Renee Wahl and the Sworn Secrets, “Cut to the Bone” (Double R Records)

The first sound of Renee Wahl’s voice on her fine new album is enough to set off the comparisons to Rosanne Cash.

The opener is “To the Bone,” and the song’s first line even includes a black Cadillac, which of course was in the title of one of Cash’s best albums. Wahl’s “Cut to the Bone” has more in common with Cash’s fiery, passionate earlier work, and yet it sets itself apart with an intensity all its own.

For all that, though, her voice has the same kind of let-me-tell-you-something urgency that set Cash apart.

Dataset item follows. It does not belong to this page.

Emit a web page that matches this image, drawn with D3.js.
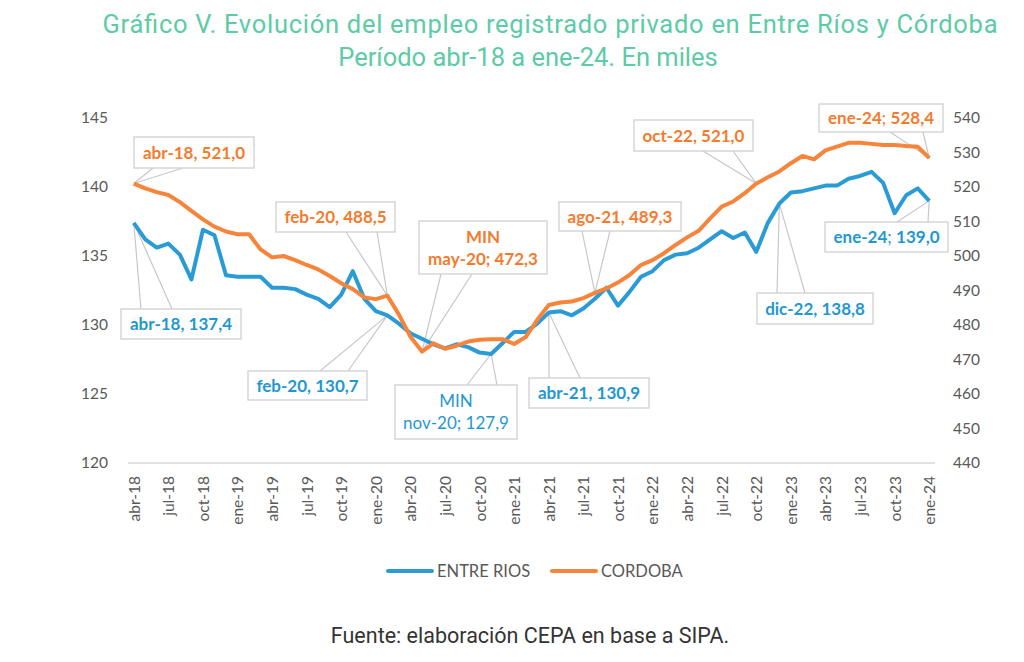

There’s the vivid writing, too, when she describes “the smell of chicken and gasoline” on “Cold Day in Memphis.”

But Wahl, an Air Force veteran and physicist who is also a teacher, demonstrates the capacity to dig deep. There’s the edge of anger mixed with warmth and regret, as on the title cut and “From Here to There,” a song set on a long drive across Texas as she daydreams about a man she knew in Ireland.

“Me Before You” is a cleverly structured ballad with an evocative melody. “In the Field” describes lying in a field where a soldier has died, set against an understated but persistent military drum cadence.

Despite the similarities to Cash, this is an ambitious, fresh contribution to the Americana canon. The songs are well thought out and finely crafted, and several of them seem likely to endure.